Fata Morgana by Steven R. Boyett and Ken Mitchroney

Published: June 13, 2017
Publisher: Blackstone Audio, Inc.
Genre(s): Adventure, War, Science Fiction
Format: Audiobook
Length: 12 hrs and 9 mins

I think what drew me to Fata Morgana was the promise of an old-fashioned adventure with a bit of romance: a WW2 bomber plane flies through a portal to another world and the crew has to learn how to deal with extreme culture shock while their captain falls in love with a mysterious woman. However, I wasn’t expecting that it would also include an obsessive attention to detail about the intricacies of flying and crewing a bomber.

Fata Morgana does deliver on that initial promise of adventure, but I have to admit that it required a bit of patience on my part to get invested in the story.

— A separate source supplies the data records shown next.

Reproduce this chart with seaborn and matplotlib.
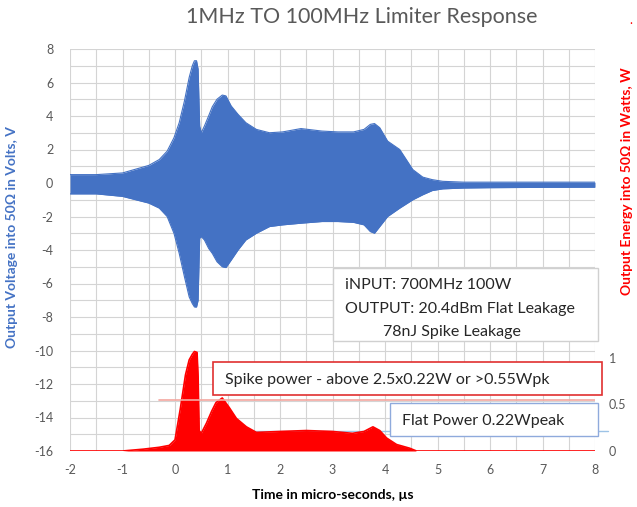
import matplotlib
matplotlib.use("Agg")
import matplotlib.pyplot as plt
import seaborn as sns
import pandas as pd
from matplotlib.patches import Rectangle

# ---------------- data ----------------
title = "1MHz TO 100MHz Limiter Response"
x_label = "Time in micro-seconds, \u00b5s"
y_label_left = "Output Voltage into 50\u03a9 in Volts, V"
y_label_right = "Output Energy into 50\u03a9 in Watts, W"

x_ticks = [-2, -1, 0, 1, 2, 3, 4, 5, 6, 7, 8]
v_ticks = [-16, -14, -12, -10, -8, -6, -4, -2, 0, 2, 4, 6, 8]
p_ticks = [0, 0.5, 1]

# voltage envelope (upper / lower) vs time (us)
t_v = [-2, -1.5, -1.0, -0.5, -0.3, -0.15, -0.02, 0.08, 0.18, 0.27, 0.33, 0.37,
       0.41, 0.44, 0.47, 0.5, 0.56, 0.64, 0.71, 0.8, 0.9, 0.97, 1.07, 1.2, 1.35,
       1.55, 1.8, 2.05, 2.4, 2.8, 3.1, 3.4, 3.6, 3.72, 3.8, 3.9, 4.05, 4.28,
       4.53, 4.72, 4.9, 5.1, 5.5, 6, 7, 8]
v_upper = [0.5, 0.5, 0.6, 1.05, 1.4, 1.9, 2.7, 3.6, 4.9, 6.3, 7.0, 7.3,
           7.3, 6.8, 3.4, 3.0, 3.4, 4.0, 4.55, 5.0, 5.25, 5.2, 4.6, 4.1, 3.6,
           3.2, 3.0, 3.05, 3.25, 3.1, 3.05, 3.05, 3.2, 3.5, 3.55, 3.3, 2.5, 2.0,
           0.8, 0.35, 0.2, 0.1, 0.05, 0.05, 0.05, 0.05]
v_lower = [-0.65, -0.65, -0.8, -1.2, -1.5, -2.0, -3.0, -4.2, -5.6, -6.8, -7.2, -7.4,
           -7.4, -7.0, -3.3, -3.2, -3.4, -3.9, -4.2, -4.7, -5.0, -5.05, -4.6, -4.0, -3.4,
           -3.0, -2.6, -2.5, -2.4, -2.3, -2.3, -2.35, -2.5, -2.9, -3.0, -2.6, -2.0, -1.5,
           -1.0, -0.7, -0.45, -0.35, -0.3, -0.28, -0.26, -0.25]

# output power vs time (us)
t_p = [-2, -1, -0.6, -0.3, -0.11, 0.0, 0.1, 0.2, 0.27, 0.33, 0.37, 0.42, 0.44,
       0.46, 0.5, 0.6, 0.7, 0.78, 0.9, 1.03, 1.17, 1.36, 1.55, 2.0, 2.5, 3.0,
       3.38, 3.6, 3.77, 3.9, 4.03, 4.22, 4.47, 4.6, 8]
p_watts = [0, 0, 0.02, 0.04, 0.06, 0.12, 0.45, 0.82, 0.98, 1.04, 1.07, 1.06, 0.8,
           0.22, 0.19, 0.3, 0.43, 0.52, 0.57, 0.47, 0.35, 0.26, 0.2, 0.21, 0.22, 0.21,
           0.19, 0.21, 0.26, 0.22, 0.14, 0.07, 0.03, 0.0, 0]

spike_threshold = 0.55
flat_level = 0.22

info_lines = ["iNPUT: 700MHz 100W", "OUTPUT: 20.4dBm Flat Leakage", "78nJ Spike Leakage"]
spike_text = "Spike power - above 2.5x0.22W or >0.55Wpk"
flat_text = "Flat Power 0.22Wpeak"

# ---------------- style ----------------
sns.set_theme(style="white")
plt.rcParams["font.family"] = ["Lato", "DejaVu Sans"]

W, H = 637, 507
fig = plt.figure(figsize=(W / 100, H / 100), dpi=100)

def fx(x):
    return x / W

def fy(y):
    return 1 - y / H

L, R, T, B = 70, 595, 49, 451
ax = fig.add_axes([fx(L), fy(B), (R - L) / W, (B - T) / H])
ax2 = ax.twinx()

blue = "#4472C4"
red = "#FF0000"
grid_c = "#d4d4d4"
tick_c = "#595959"

df_v = pd.DataFrame({"t": t_v, "upper": v_upper, "lower": v_lower})
df_p = pd.DataFrame({"t": t_p, "p": p_watts})

# voltage envelope
sns.lineplot(data=df_v, x="t", y="upper", ax=ax, color=blue, lw=0.8, zorder=3)
sns.lineplot(data=df_v, x="t", y="lower", ax=ax, color=blue, lw=0.8, zorder=3)
ax.fill_between(df_v["t"], df_v["lower"], df_v["upper"], color=blue, lw=0, zorder=3)

# power
sns.lineplot(data=df_p, x="t", y="p", ax=ax2, color=red, lw=1.2, zorder=3)
ax2.fill_between(df_p["t"], 0, df_p["p"], color=red, lw=0, zorder=3)

# axes limits & grid
ax.set_xlim(-2, 8)
ax.set_ylim(-16, 8)
ax2.set_ylim(0, (B - T) / 93.0)

ax.set_xticks([x / 2 for x in range(-4, 17)], minor=True)
ax.set_yticks(list(range(-16, 9)), minor=True)
ax.set_xticks(x_ticks)
ax.set_yticks(v_ticks)
ax.grid(True, which="both", color=grid_c, lw=0.8, zorder=0)
ax.set_axisbelow(True)
ax2.set_yticks(p_ticks)
ax2.set_yticklabels(["0", "0.5", "1"])
ax2.grid(False)

for a in (ax, ax2):
    for s in a.spines.values():
        s.set_visible(False)
ax.tick_params(axis="both", which="both", length=0, colors=tick_c, labelsize=9)
ax.tick_params(axis="y", pad=12)
ax.tick_params(axis="x", pad=9)
ax2.tick_params(axis="y", length=0, colors=tick_c, labelsize=9, pad=10)

ax.set_xticklabels([str(v) for v in x_ticks])
ax.set_yticklabels([str(v) for v in v_ticks])

ax.set_xlabel(x_label, fontsize=10, fontweight="bold", color="black", labelpad=10)
ax.set_ylabel(y_label_left, fontsize=10, fontweight="bold", color=blue)
ax.yaxis.set_label_coords((18 - L) / (R - L), (B - 237) / (B - T))
ax2.set_ylabel(y_label_right, fontsize=10, fontweight="bold", color=red)
ax2.yaxis.set_label_coords((621 - L) / (R - L), (B - 181) / (B - T))

# threshold lines
ax2.plot([-0.3, 8], [spike_threshold, spike_threshold], color="#F4A7A0", lw=1.2, zorder=4)
ax2.plot([1.2, 8.25], [flat_level, flat_level], color="#9DC3E6", lw=1.0, zorder=2, clip_on=False)

# title
fig.text(fx(362), fy(17), title, ha="center", va="center", fontsize=15.5, color=tick_c)
fig.text(fx(631), fy(20), ".", ha="center", va="center", fontsize=9, color=red)

# boxes
def box(x0, y0, x1, y1, ec, lw):
    r = Rectangle((fx(x0), fy(y1)), fx(x1) - fx(x0), fy(y0) - fy(y1),
                  transform=fig.transFigure, facecolor="white", edgecolor=ec, lw=lw, zorder=10)
    fig.patches.append(r)

box(333, 268, 598, 341, "#d0d0d0", 1.0)
box(213, 362, 602, 395, "#E03030", 1.2)
box(390, 403, 598, 436, "#8FAADC", 1.0)

fs = 11.5
fig.text(fx(345), fy(285), info_lines[0], ha="left", va="center", fontsize=fs, color="#262626", zorder=11)
fig.text(fx(345), fy(309), info_lines[1], ha="left", va="center", fontsize=fs, color="#262626", zorder=11)
fig.text(fx(383), fy(332), info_lines[2], ha="left", va="center", fontsize=fs, color="#262626", zorder=11)
fig.text(fx(225), fy(380), spike_text, ha="left", va="center", fontsize=fs, color="#262626", zorder=11)
fig.text(fx(402), fy(421), flat_text, ha="left", va="center", fontsize=fs, color="#262626", zorder=11)

fig.savefig("out.png", dpi=100)
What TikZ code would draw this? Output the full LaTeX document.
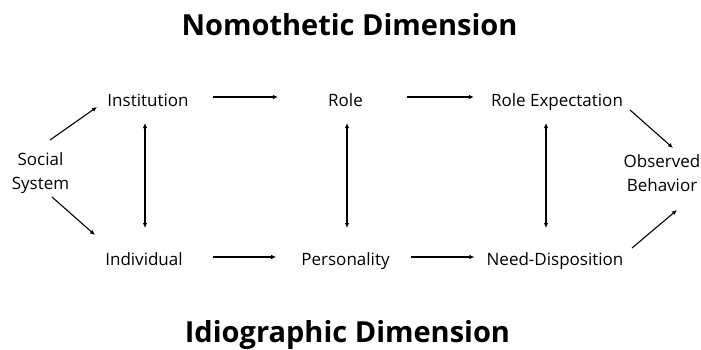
\documentclass[tikz,border=0pt]{standalone}
\usepackage{fontspec}
\setmainfont{Open Sans}
\usetikzlibrary{arrows.meta, positioning, calc}

\begin{document}
\begin{tikzpicture}[
  x=1pt, y=1pt,
  lbl/.style={font=\fontsize{17}{24}\selectfont, inner sep=0pt, align=center},
  word/.style={lbl, anchor=base},
  ttl/.style={font=\fontsize{29}{32}\selectfont\bfseries, inner sep=0pt, anchor=base},
  arr/.style={-{Latex[length=5pt,width=4.5pt]}, line width=1.1pt},
  dbl/.style={{Latex[length=5pt,width=4.5pt]}-{Latex[length=5pt,width=4.5pt]}, line width=1.1pt}
]
  \useasboundingbox (0,0) rectangle (701,-349);
  % titles
  \node[ttl] (nomo) at (349.5,-35) {Nomothetic Dimension};
  \node[ttl] (idio) at (347.5,-342) {Idiographic Dimension};
  % concepts
  \node[lbl] (social) at (40.5,-173) {Social\\System};
  \node[word] (inst) at (148,-106) {Institution};
  \node[word] (role) at (345.5,-106) {Role};
  \node[word] (roleexp) at (557,-106) {Role Expectation};
  \node[word] (indiv) at (144,-265) {Individual};
  \node[word] (pers) at (345.5,-265) {Personality};
  \node[word] (needdisp) at (555,-265) {Need-Disposition};
  \node[lbl] (behav) at (662,-173) {Observed\\Behavior};
  % horizontal flows
  \draw[arr, shorten <=24pt, shorten >=50pt] ([yshift=9pt]inst.base east) -- ([yshift=9pt]role.base west);
  \draw[arr, shorten <=44pt, shorten >=17pt] ([yshift=9pt]role.base east) -- ([yshift=9pt]roleexp.base west);
  \draw[arr, shorten <=30pt, shorten >=25pt] ([yshift=8pt]indiv.base east) -- ([yshift=8pt]pers.base west);
  \draw[arr, shorten <=21pt, shorten >=12pt] ([yshift=8pt]pers.base east) -- ([yshift=8pt]needdisp.base west);
  % vertical links
  \draw[dbl] ([shift={(-3pt,-17pt)}]inst.base) -- ([shift={(-3pt,37pt)}]inst.base |- indiv.base);
  \draw[dbl] ([shift={(1.5pt,-17pt)}]role.base) -- ([shift={(1.5pt,37pt)}]role.base |- pers.base);
  \draw[dbl] ([shift={(-11pt,-17pt)}]roleexp.base) -- ([shift={(-11pt,37pt)}]roleexp.base |- needdisp.base);
  % diagonals
  \draw[arr] ([shift={(9.5pt,33pt)}]social.center) -- ([shift={(-51pt,-1pt)}]inst.base);
  \draw[arr] ([shift={(11.5pt,-24pt)}]social.center) -- ([shift={(-49pt,30pt)}]indiv.base);
  \draw[arr] ([shift={(73pt,-4pt)}]roleexp.base) -- ([shift={(11pt,25pt)}]behav.center);
  \draw[arr] ([shift={(77pt,17pt)}]needdisp.base) -- ([shift={(15pt,-37pt)}]behav.center);
\end{tikzpicture}
\end{document}
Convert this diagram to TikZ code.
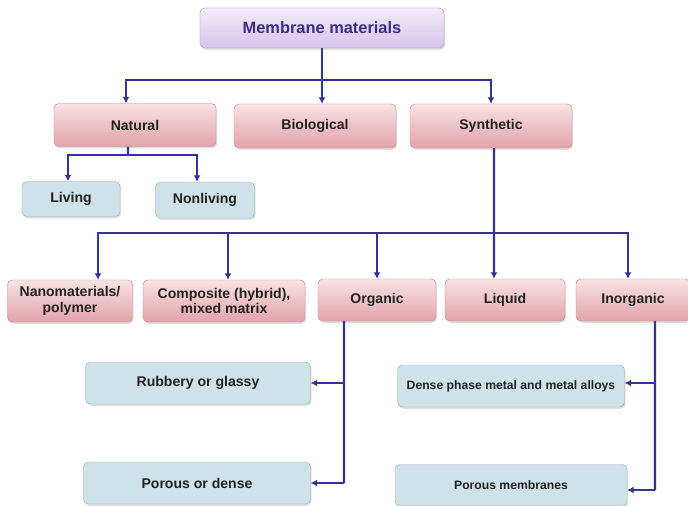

I don’t generally enjoy it when an author has clearly gone out of their way to get every little detail right and wants to make for damn sure that you know about it. If you want to read an exhaustive catalog of the US Army Air Force bomber crew experience during WW2, you’ll probably love this book, but if you aren’t into that level of minutiae, you might have to give it some room to grow on you.

It doesn’t help that the characters are all fairly one-dimensional archetypes and they never rise above their first impressions. They wisecrack, they make earnest speeches, they sacrifice for the good of the crew, they’re generally stand-up guys. That isn’t necessarily a bad thing, per se, because the story well-executed and there isn’t a false note throughout, but I can barely remember any of their names.

There is one interesting sequence late in the book where reality comes unstuck and things get a little surreal, but it goes on for long enough that it started feeling repetitive. The best parts of the book are when the crew has to do their job and fight back against their enemies, be they Nazis or otherwise. These sequences are thrilling and evocative, and are part of what brought the book home for me. There are a few action sequences full of heart-pounding moments and thrills, especially late in the book.

I did like Fata Morgana, but it feels like this review landed a bit more on the negative side than I intended. I think this a book for a certain type of reader laser-focused on verisimilitude, even in their science fiction. I don’t generally fall into that category, but I can still appreciate a story well-told.